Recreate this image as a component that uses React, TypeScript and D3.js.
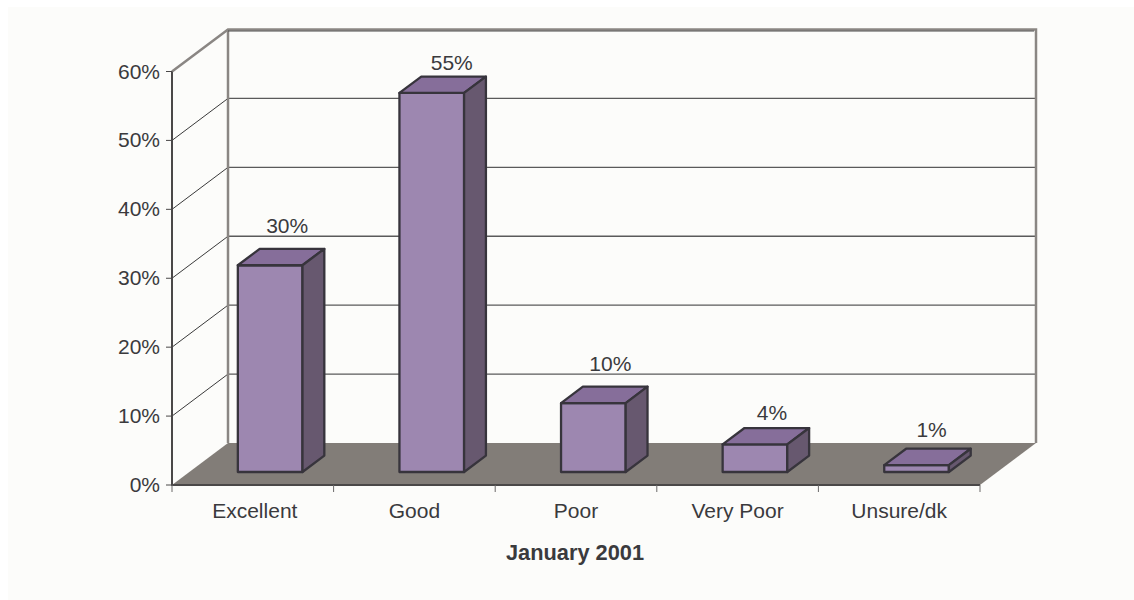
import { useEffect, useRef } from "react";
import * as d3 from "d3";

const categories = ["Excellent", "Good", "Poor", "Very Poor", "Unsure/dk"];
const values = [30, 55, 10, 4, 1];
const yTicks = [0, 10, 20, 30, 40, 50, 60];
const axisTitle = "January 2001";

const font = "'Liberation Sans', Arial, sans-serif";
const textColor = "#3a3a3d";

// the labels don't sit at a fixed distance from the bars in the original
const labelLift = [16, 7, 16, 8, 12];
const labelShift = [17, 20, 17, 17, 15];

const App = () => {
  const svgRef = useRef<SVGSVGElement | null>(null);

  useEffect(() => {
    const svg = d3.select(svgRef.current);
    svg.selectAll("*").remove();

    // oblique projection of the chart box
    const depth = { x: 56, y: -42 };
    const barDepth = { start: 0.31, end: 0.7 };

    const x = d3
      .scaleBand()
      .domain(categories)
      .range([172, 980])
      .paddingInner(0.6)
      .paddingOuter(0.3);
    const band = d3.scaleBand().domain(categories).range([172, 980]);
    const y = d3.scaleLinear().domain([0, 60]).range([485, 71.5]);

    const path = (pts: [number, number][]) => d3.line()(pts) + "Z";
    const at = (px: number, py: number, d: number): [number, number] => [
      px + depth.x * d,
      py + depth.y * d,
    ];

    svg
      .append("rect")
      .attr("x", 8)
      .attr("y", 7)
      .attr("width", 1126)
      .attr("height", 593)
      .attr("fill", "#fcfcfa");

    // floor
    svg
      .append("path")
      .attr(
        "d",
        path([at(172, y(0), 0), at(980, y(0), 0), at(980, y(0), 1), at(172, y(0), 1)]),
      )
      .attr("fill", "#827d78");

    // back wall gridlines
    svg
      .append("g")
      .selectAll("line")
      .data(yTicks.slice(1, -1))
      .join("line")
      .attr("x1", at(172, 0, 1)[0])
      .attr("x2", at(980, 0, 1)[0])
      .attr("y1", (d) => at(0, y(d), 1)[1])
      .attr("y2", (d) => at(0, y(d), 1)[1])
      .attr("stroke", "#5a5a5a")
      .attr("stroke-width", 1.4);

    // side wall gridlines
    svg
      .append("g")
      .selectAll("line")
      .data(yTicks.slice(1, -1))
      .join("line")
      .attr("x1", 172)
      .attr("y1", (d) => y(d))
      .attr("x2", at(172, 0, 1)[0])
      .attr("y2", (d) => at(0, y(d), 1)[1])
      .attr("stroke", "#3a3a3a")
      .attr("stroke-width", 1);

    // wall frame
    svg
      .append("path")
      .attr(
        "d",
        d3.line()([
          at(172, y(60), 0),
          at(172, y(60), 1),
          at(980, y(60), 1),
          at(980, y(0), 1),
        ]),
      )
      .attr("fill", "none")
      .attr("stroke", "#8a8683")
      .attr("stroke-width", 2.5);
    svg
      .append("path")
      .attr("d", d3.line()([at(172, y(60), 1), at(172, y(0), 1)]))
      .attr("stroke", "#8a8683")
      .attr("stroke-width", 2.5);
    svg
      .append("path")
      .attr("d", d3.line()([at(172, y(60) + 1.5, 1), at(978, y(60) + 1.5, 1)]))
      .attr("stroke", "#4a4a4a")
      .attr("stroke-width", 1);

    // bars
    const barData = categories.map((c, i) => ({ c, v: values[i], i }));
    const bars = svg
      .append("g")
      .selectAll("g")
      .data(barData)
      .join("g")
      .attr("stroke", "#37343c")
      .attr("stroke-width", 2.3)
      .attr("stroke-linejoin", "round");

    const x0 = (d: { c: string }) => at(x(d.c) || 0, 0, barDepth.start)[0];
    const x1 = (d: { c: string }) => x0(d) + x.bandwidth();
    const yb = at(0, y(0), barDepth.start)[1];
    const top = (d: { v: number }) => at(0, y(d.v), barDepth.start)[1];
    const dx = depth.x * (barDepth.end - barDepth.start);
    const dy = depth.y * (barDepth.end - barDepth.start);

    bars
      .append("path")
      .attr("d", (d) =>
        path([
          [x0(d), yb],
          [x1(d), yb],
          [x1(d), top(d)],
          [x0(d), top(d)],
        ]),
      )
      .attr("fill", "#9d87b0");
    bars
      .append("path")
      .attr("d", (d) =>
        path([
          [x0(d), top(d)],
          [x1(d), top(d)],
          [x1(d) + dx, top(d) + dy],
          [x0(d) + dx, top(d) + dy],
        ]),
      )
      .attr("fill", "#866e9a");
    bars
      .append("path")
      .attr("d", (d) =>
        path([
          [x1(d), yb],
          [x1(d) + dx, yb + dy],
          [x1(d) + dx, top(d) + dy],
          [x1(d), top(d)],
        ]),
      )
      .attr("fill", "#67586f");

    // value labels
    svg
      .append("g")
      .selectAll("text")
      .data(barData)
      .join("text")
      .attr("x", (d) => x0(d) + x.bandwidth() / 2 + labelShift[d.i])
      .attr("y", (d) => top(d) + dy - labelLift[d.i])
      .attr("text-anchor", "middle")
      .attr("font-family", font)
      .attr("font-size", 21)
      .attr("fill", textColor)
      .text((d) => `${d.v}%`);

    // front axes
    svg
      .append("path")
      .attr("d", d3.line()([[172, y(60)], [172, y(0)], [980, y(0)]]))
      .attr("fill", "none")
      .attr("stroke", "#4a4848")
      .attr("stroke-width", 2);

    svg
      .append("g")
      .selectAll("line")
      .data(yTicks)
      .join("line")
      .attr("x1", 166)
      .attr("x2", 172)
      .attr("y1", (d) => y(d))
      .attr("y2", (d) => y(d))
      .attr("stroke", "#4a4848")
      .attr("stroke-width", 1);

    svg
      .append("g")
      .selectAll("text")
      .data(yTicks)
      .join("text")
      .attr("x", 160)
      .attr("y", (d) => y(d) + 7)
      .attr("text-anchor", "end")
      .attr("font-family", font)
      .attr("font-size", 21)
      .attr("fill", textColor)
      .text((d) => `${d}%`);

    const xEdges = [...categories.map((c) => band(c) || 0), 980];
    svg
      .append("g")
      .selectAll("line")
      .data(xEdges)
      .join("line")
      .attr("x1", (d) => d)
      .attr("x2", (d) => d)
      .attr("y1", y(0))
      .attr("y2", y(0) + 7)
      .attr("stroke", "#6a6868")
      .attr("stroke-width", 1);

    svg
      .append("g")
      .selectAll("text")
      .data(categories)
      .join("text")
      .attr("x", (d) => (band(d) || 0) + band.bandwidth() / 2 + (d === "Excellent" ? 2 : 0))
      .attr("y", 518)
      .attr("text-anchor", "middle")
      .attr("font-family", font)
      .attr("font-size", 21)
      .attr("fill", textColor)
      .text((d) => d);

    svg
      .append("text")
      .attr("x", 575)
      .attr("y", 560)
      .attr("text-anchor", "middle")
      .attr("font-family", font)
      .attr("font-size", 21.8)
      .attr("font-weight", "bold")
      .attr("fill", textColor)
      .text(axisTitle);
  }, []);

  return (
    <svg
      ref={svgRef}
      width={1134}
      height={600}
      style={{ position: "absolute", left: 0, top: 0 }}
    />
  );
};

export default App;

————————

• EXERCISE: From the first line of the material down to the line containing "0.31, end: 0.7", inclusive, return each line exactly, skipping any picture.

• RESPONSE TO THE TASK:
Recreate this image as a component that uses React, TypeScript and D3.js.
import { useEffect, useRef } from "react";
import * as d3 from "d3";

const categories = ["Excellent", "Good", "Poor", "Very Poor", "Unsure/dk"];
const values = [30, 55, 10, 4, 1];
const yTicks = [0, 10, 20, 30, 40, 50, 60];
const axisTitle = "January 2001";

const font = "'Liberation Sans', Arial, sans-serif";
const textColor = "#3a3a3d";

// the labels don't sit at a fixed distance from the bars in the original
const labelLift = [16, 7, 16, 8, 12];
const labelShift = [17, 20, 17, 17, 15];

const App = () => {
  const svgRef = useRef<SVGSVGElement | null>(null);

  useEffect(() => {
    const svg = d3.select(svgRef.current);
    svg.selectAll("*").remove();

    // oblique projection of the chart box
    const depth = { x: 56, y: -42 };
    const barDepth = { start: 0.31, end: 0.7 };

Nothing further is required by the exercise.